China’s notorious intellectual property violations also mean that it’s commonplace for teenagers in the world’s second-largest economy to download their favourite songs for free, without realising how that hurts their idols financially.

As Hong Kong’s market shrinks, mainland China is sucking away some of the best Canto-pop talent. Among them is singer and songwriter Gloria Tang Tsz-kei, who was little known outside Hong Kong until her appearance on I Am a Singer, a mainland talent show licensed from South Korea.

With the vast majority of her fanbase from the mainland, she now performs most of her bestselling songs in Mandarin, instead of Cantonese.

“All these years, we’ve seen Canto-pop lose ground to K-pop and Western pop,”said Jason Chu, who used to work for PolyGram, the label behind Faye Wong and Alan Tam Wing-lun.

Chu, who lives in Guangzhou, added it was inevitable for local talent to relocate across the border to exploit the larger market.

Many pop singers no longer tie their income to radio airtime or streaming music, but rely on airtime to maintain their fame and recognition to generate interest for live concerts and product endorsements.

Graphic: SCMP graphic
The diehard fans of Canto-pop singers who have followed their idols since their heyday are now mostly in their 30s and 40s, with enough spending power and willingness to spend to see their idols perform live.

Faye Wong’s 2016 concert tickets were priced at between 1,800 yuan (US$265) and 7,800 yuan each, but her 8,900 tickets sold out within minutes, with one scalper reportedly demanding 599,999 yuan for a VIP pass.

Not all have such draw. For up-and-coming acts, breaking into live concerts is a challenge, because the size and profile of their young fan base may not be enough to cover the costs of a venue, the band or the equipment.

“The priority is still to make more people listen to your songs online,” Ho said.

He went through the tables that illustrated the nitty-gritty details of weekly Youtube viewerships of Canto-pop music videos, referring to these data as a key to rejuvenating the industry.

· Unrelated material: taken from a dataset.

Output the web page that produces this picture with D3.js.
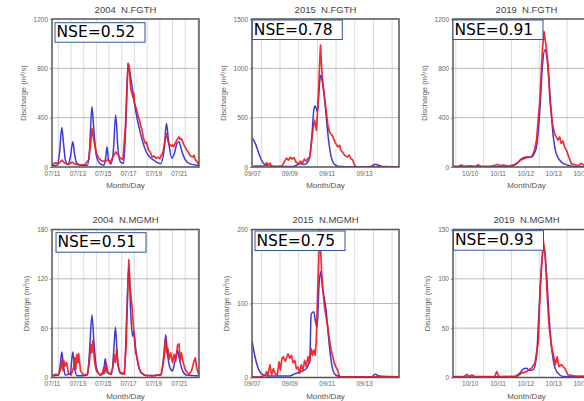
<!DOCTYPE html>
<html>
<head>
<meta charset="utf-8">
<script src="https://cdn.jsdelivr.net/npm/d3@7"></script>
<style>
  body { margin: 0; background: #fff; }
  svg { display: block; font-family: "Liberation Sans", Arial, sans-serif; }
</style>
</head>
<body>
<div id="chart"></div>
<script>
// panel text
var titles = ["2004  N.FGTH", "2015  N.FGTH", "2019  N.FGTH", "2004  N.MGMH", "2015  N.MGMH", "2019  N.MGMH"];
var nseValues = ["0.52", "0.78", "0.91", "0.51", "0.75", "0.93"];

// y axes
var yMax = [1200, 1500, 1200, 180, 200, 150];
var yTicks = [[0, 400, 800, 1200], [0, 500, 1000, 1500], [0, 400, 800, 1200],
              [0, 60, 120, 180], [0, 100, 200], [0, 50, 100, 150]];

// x axes (days after the first labelled date)
var labels2004 = ["07/11", "07/13", "07/15", "07/17", "07/19", "07/21"];
var labelDays2004 = [0, 2, 4, 6, 8, 10];
var labels2015 = ["09/07", "09/09", "09/11", "09/13"];
var labelDays2015 = [0, 2, 4, 6];
var labels2019 = ["10/10", "10/11", "10/12", "10/13", "10/14"];
var labelDays2019 = [0, 1, 2, 3, 4];
var range2004 = [0, 11.59], range2015 = [0, 7.87], range2019 = [-0.6, 4.68];

// discharge series: [day, m3/s]; blue = simulated, red = observed
var fgth2004Sim = [[0,12],[0.4,14],[0.6,120],[0.77,320],[0.9,200],[1.05,60],[1.25,22],[1.45,80],[1.64,205],[1.8,90],[2.0,25],[2.4,12],[2.8,15],[2.95,120],[3.15,490],[3.3,300],[3.5,90],[3.8,25],[4.1,14],[4.25,90],[4.34,165],[4.45,60],[4.65,25],[4.85,150],[5.02,422],[5.2,150],[5.4,40],[5.65,30],[5.8,300],[6.0,840],[6.15,760],[6.32,650],[6.59,460],[6.98,271],[7.5,108],[8.04,54],[8.57,27],[8.85,150],[9.02,354],[9.2,200],[9.45,70],[9.65,110],[9.85,190],[10.02,205],[10.2,140],[10.5,60],[10.9,25],[11.59,12]];
var fgth2004Obs = [[0,20],[0.3,35],[0.5,25],[0.8,55],[1.0,30],[1.3,20],[1.6,40],[1.8,25],[2.2,15],[2.6,20],[2.9,60],[3.05,200],[3.15,310],[3.3,220],[3.5,110],[3.7,70],[3.9,50],[4.2,45],[4.4,60],[4.6,40],[4.8,80],[5.02,122],[5.2,100],[5.4,70],[5.6,60],[5.8,350],[6.0,840],[6.1,800],[6.2,640],[6.3,596],[6.4,560],[6.45,600],[6.5,520],[6.65,470],[6.8,406],[6.9,380],[7.0,330],[7.1,300],[7.2,240],[7.36,190],[7.45,200],[7.6,140],[7.75,120],[7.9,81],[8.05,90],[8.2,70],[8.35,80],[8.5,68],[8.75,120],[9.0,271],[9.2,190],[9.4,170],[9.5,180],[9.6,165],[9.8,210],[10.0,244],[10.1,225],[10.2,230],[10.4,180],[10.6,140],[10.75,120],[10.9,90],[11.1,81],[11.2,95],[11.3,60],[11.45,40],[11.59,20]];
var fgth2015Sim = [[0,290],[0.1,270],[0.25,203],[0.4,120],[0.51,68],[0.65,30],[0.78,17],[1.0,8],[1.5,4],[2.2,5],[2.4,20],[2.6,35],[2.8,25],[2.95,40],[3.09,102],[3.2,300],[3.3,560],[3.37,620],[3.45,590],[3.5,560],[3.58,750],[3.67,931],[3.75,880],[3.88,711],[3.97,520],[4.06,339],[4.15,200],[4.24,102],[4.33,50],[4.41,27],[4.6,8],[5.0,3],[6.3,3],[6.5,20],[6.63,27],[6.8,15],[7.0,5],[7.87,3]];
var fgth2015Obs = [[0,5],[0.2,10],[0.5,8],[0.7,15],[0.78,45],[0.85,20],[0.95,40],[1.05,10],[1.3,5],[1.6,10],[1.75,60],[1.85,90],[1.95,70],[2.05,100],[2.15,80],[2.25,95],[2.35,50],[2.5,30],[2.6,60],[2.7,40],[2.8,80],[2.9,60],[3.0,90],[3.09,100],[3.18,237],[3.28,406],[3.35,474],[3.45,372],[3.55,700],[3.62,1050],[3.67,1236],[3.73,1000],[3.79,846],[3.88,700],[3.97,575],[4.06,420],[4.15,355],[4.25,330],[4.33,305],[4.45,250],[4.6,203],[4.7,220],[4.75,170],[4.85,150],[4.96,118],[5.1,100],[5.2,120],[5.3,85],[5.4,70],[5.45,34],[5.55,5],[5.7,2],[7.87,2]];
var fgth2019Sim = [[-0.6,3],[1.4,3],[1.55,10],[1.69,27],[1.86,68],[2.04,81],[2.22,81],[2.32,110],[2.4,163],[2.52,460],[2.61,813],[2.7,948],[2.78,880],[2.88,596],[2.99,271],[3.11,108],[3.29,41],[3.53,14],[3.8,3],[4.68,3]];
var fgth2019Obs = [[-0.6,5],[-0.4,8],[-0.3,15],[-0.2,5],[0,10],[0.2,5],[0.3,18],[0.4,6],[0.8,8],[1.0,20],[1.1,10],[1.2,15],[1.4,8],[1.55,15],[1.69,30],[1.86,60],[2.04,76],[2.22,81],[2.32,130],[2.4,217],[2.52,542],[2.61,948],[2.67,1097],[2.73,1002],[2.82,813],[2.88,542],[2.97,352],[3.05,271],[3.11,244],[3.17,217],[3.23,244],[3.29,190],[3.35,210],[3.41,163],[3.5,122],[3.53,100],[3.65,27],[3.83,14],[3.9,8],[4.0,30],[4.1,15],[4.2,10],[4.68,8]];
var mgmh2004Sim = [[0,2],[0.5,3],[0.65,15],[0.77,31],[0.9,15],[1.05,3],[1.45,5],[1.55,20],[1.64,31],[1.8,10],[2.0,2],[2.8,3],[2.95,30],[3.15,76],[3.3,45],[3.5,12],[3.8,3],[4.05,5],[4.2,23],[4.35,6],[4.7,4],[4.9,40],[5.0,61],[5.15,25],[5.35,6],[5.7,5],[5.9,80],[6.06,136],[6.2,80],[6.35,50],[6.45,57],[6.6,35],[6.8,15],[7.1,5],[7.5,2],[8.6,3],[8.8,25],[8.97,52],[9.1,30],[9.3,12],[9.5,8],[9.7,20],[9.9,33],[10.05,22],[10.3,8],[10.6,3],[11.59,2]];
var mgmh2004Obs = [[0,2],[0.3,4],[0.5,3],[0.7,10],[0.8,22],[0.88,8],[0.95,20],[1.05,14],[1.15,18],[1.3,5],[1.5,3],[1.7,12],[1.8,24],[1.88,10],[1.95,28],[2.05,18],[2.1,29],[2.25,8],[2.5,3],[2.8,4],[2.95,20],[3.07,40],[3.15,30],[3.22,45],[3.35,20],[3.5,8],[3.8,3],[4.0,6],[4.07,12],[4.15,5],[4.3,16],[4.4,6],[4.6,4],[4.8,12],[4.9,28],[5.0,18],[5.1,35],[5.2,15],[5.4,5],[5.7,4],[5.85,40],[6.0,120],[6.06,143],[6.15,110],[6.32,85],[6.45,55],[6.6,30],[6.72,24],[6.85,12],[7.0,6],[7.3,3],[8.0,2],[8.6,4],[8.8,20],[8.97,47],[9.05,30],[9.15,35],[9.23,22],[9.35,30],[9.5,18],[9.63,28],[9.75,20],[9.9,39],[10.02,41],[10.1,20],[10.2,30],[10.29,22],[10.45,12],[10.56,8],[10.8,4],[11.0,8],[11.2,20],[11.3,24],[11.4,12],[11.59,3]];
var mgmh2015Sim = [[0,50],[0.16,28],[0.34,12],[0.51,5],[0.8,2],[2.0,2],[2.29,5],[2.64,8],[2.91,12],[3.09,23],[3.17,86],[3.31,89],[3.39,77],[3.49,68],[3.58,120],[3.67,143],[3.79,118],[3.97,91],[4.06,65],[4.15,41],[4.33,10],[4.5,3],[4.8,1],[6.4,1],[6.6,4.5],[6.8,2],[7.87,1]];
var mgmh2015Obs = [[0,1],[0.5,1],[0.7,3],[0.78,8],[0.85,2],[0.96,17],[1.05,4],[1.15,12],[1.22,6],[1.35,3],[1.45,21],[1.52,10],[1.6,25],[1.67,28],[1.78,22],[1.93,32],[2.02,26],[2.11,30],[2.2,20],[2.29,23],[2.38,12],[2.46,14],[2.55,6],[2.64,17],[2.72,10],[2.82,23],[2.9,15],[3.0,28],[3.08,20],[3.17,39],[3.24,30],[3.31,37],[3.38,30],[3.44,50],[3.53,127],[3.63,199],[3.68,170],[3.74,136],[3.88,95],[4.06,68],[4.15,50],[4.24,37],[4.41,19],[4.5,14],[4.59,10],[4.68,1],[7.87,1]];
var mgmh2019Sim = [[-0.6,0.5],[1.6,1],[1.8,4.4],[1.92,8.4],[2.04,9.4],[2.16,7],[2.28,7.7],[2.4,21],[2.49,68],[2.58,112],[2.66,130],[2.76,105],[2.85,62],[2.94,31],[3.05,11],[3.17,4.4],[3.35,1],[4.68,0.5]];
var mgmh2019Obs = [[-0.6,1],[-0.2,1],[-0.1,3],[0,1],[0.08,2.5],[0.2,1],[0.9,1],[0.97,6],[1.05,1],[1.7,1],[1.86,4.4],[2.04,6],[2.22,9.4],[2.34,14.5],[2.46,35],[2.54,95],[2.64,139],[2.71,126],[2.78,85],[2.85,52],[2.94,31],[3.02,21],[3.08,13],[3.14,21],[3.21,11],[3.29,13],[3.41,9.4],[3.53,2.7],[3.8,1.5],[4.68,1]];

var sims = [fgth2004Sim, fgth2015Sim, fgth2019Sim, mgmh2004Sim, mgmh2015Sim, mgmh2019Sim];
var obss = [fgth2004Obs, fgth2015Obs, fgth2019Obs, mgmh2004Obs, mgmh2015Obs, mgmh2019Obs];
var xLabels = [labels2004, labels2015, labels2019];
var xLabelDays = [labelDays2004, labelDays2015, labelDays2019];
var xRanges = [range2004, range2015, range2019];

// layout
var width = 584, height = 401;
var colLeft = [52, 252, 453], rowTop = [19, 229.5];
var plotW = 147, plotH = 148;
var boxOffset = [[3, 3.7], [0.3, 1], [0, 1], [4, 3.2], [3, 1.5], [0.5, 1.2]];

var svg = d3.select("#chart")
    .append("svg")
    .attr("width", width)
    .attr("height", height);

function drawPanel(i) {
    var col = i % 3, row = Math.floor(i / 3);
    var px = colLeft[col], py = rowTop[row];

    var x = d3.scaleLinear().domain(xRanges[col]).range([0, plotW]);
    var y = d3.scaleLinear().domain([0, yMax[i]]).range([plotH, 0]);

    var g = svg.append("g").attr("transform", "translate(" + px + "," + py + ")");

    g.append("clipPath").attr("id", "clip" + i)
        .append("rect").attr("width", plotW).attr("height", plotH);

    // vertical grid at noon of each day
    var noon = d3.range(Math.floor(xRanges[col][0]), xRanges[col][1], 1)
        .map(function(d) { return d + 0.5; })
        .filter(function(d) { return d > xRanges[col][0] && d < xRanges[col][1]; });
    g.selectAll(".vgrid").data(noon).enter().append("line")
        .attr("class", "vgrid")
        .attr("x1", function(d) { return x(d); }).attr("x2", function(d) { return x(d); })
        .attr("y1", 0).attr("y2", plotH)
        .attr("stroke", "#d6d6d6").attr("stroke-width", 0.9);

    // horizontal grid
    g.selectAll(".hgrid").data(yTicks[i].slice(1, -1)).enter().append("line")
        .attr("class", "hgrid")
        .attr("x1", 0).attr("x2", plotW)
        .attr("y1", function(d) { return y(d); }).attr("y2", function(d) { return y(d); })
        .attr("stroke", "#a8a8a8").attr("stroke-width", 0.8);

    var smooth = d3.line()
        .curve(d3.curveMonotoneX)
        .x(function(d) { return x(d[0]); })
        .y(function(d) { return y(d[1]); });
    var line = d3.line()
        .x(function(d) { return x(d[0]); })
        .y(function(d) { return y(d[1]); });

    g.append("path").datum(sims[i])
        .attr("clip-path", "url(#clip" + i + ")")
        .attr("d", smooth)
        .attr("fill", "none")
        .attr("stroke", "#4038d8")
        .attr("stroke-width", 1.5)
        .attr("stroke-linejoin", "round");

    g.append("path").datum(obss[i])
        .attr("clip-path", "url(#clip" + i + ")")
        .attr("d", line)
        .attr("fill", "none")
        .attr("stroke", "#ee1c24")
        .attr("stroke-opacity", 0.92)
        .attr("stroke-width", 1.7)
        .attr("stroke-linejoin", "round");

    // frame
    g.append("rect")
        .attr("width", plotW).attr("height", plotH)
        .attr("fill", "none").attr("stroke", "#555").attr("stroke-width", 1.5);

    // axes
    var ya = g.append("g")
        .call(d3.axisLeft(y).tickValues(yTicks[i]).tickSize(2).tickPadding(2).tickFormat(d3.format("d")));
    ya.select(".domain").remove();
    ya.selectAll("line").attr("stroke", "#777");
    ya.selectAll("text").style("font-size", "6.5px").attr("fill", "#666");

    var xa = g.append("g")
        .attr("transform", "translate(0," + plotH + ")")
        .call(d3.axisBottom(x).tickValues(xLabelDays[col]).tickSize(0).tickPadding(4)
            .tickFormat(function(d, k) { return xLabels[col][k]; }));
    xa.select(".domain").remove();
    xa.selectAll("text").style("font-size", "6.5px").attr("fill", "#666");

    // titles and axis labels
    g.append("text")
        .attr("x", plotW / 2).attr("y", -6.5)
        .attr("text-anchor", "middle")
        .style("font-size", "9.5px").attr("fill", "#444")
        .style("white-space", "pre")
        .text(titles[i]);

    g.append("text")
        .attr("x", plotW / 2).attr("y", plotH + 21)
        .attr("text-anchor", "middle")
        .style("font-size", "8px").attr("fill", "#555")
        .text("Month/Day");

    g.append("text")
        .attr("transform", "translate(" + (row == 0 ? -29 : -26) + "," + (plotH / 2) + ") rotate(-90)")
        .attr("text-anchor", "middle")
        .attr("dy", "0.35em")
        .style("font-size", "7.5px").attr("fill", "#666")
        .text("Discharge (m³/s)");

    // NSE box
    var bx = boxOffset[i][0], by = boxOffset[i][1];
    g.append("rect")
        .attr("x", bx).attr("y", by)
        .attr("width", 90).attr("height", 19.5)
        .attr("fill", "#fff").attr("stroke", "#2f5597").attr("stroke-width", 1);
    g.append("text")
        .attr("x", bx + 1.5).attr("y", by + 14.5)
        .style("font-family", "'DejaVu Sans', sans-serif")
        .style("font-size", "15.5px").attr("fill", "#000")
        .text("NSE=" + nseValues[i]);
}

for (var i = 0; i < 6; i++) drawPanel(i);
</script>
</body>
</html>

One of the former Canto-pop greats, Leslie Cheung Kwok-wing had staged sold-out concerts and sold albums by the millions from the late 80s through the early 2000s, before his death in 2003. Photo: SCMP
The disruptive power of the internet has led to an overhaul of the industry and reoriented the way market players run their businesses.

Payment models based on the online streaming of songs have replaced traditional sales of albums , Ho said. Under the new model, the more times a song is streamed online, the more its rights holder would recoup the revenue it brought in for streaming service providers like Spotify.

“Now it is all about hit rates,” Ho said.

However, Ho suggested that even data analytics may not be enough to restore the glory of Canto-pop against the talent drain.

“There are no leading figures right now to succeed Alan Tam, Leslie Cheung or Anita Mui,” he said. “The new generation of musical artists don’t devote as much time and effort to their profession as before. Many of them are pleasure seekers.”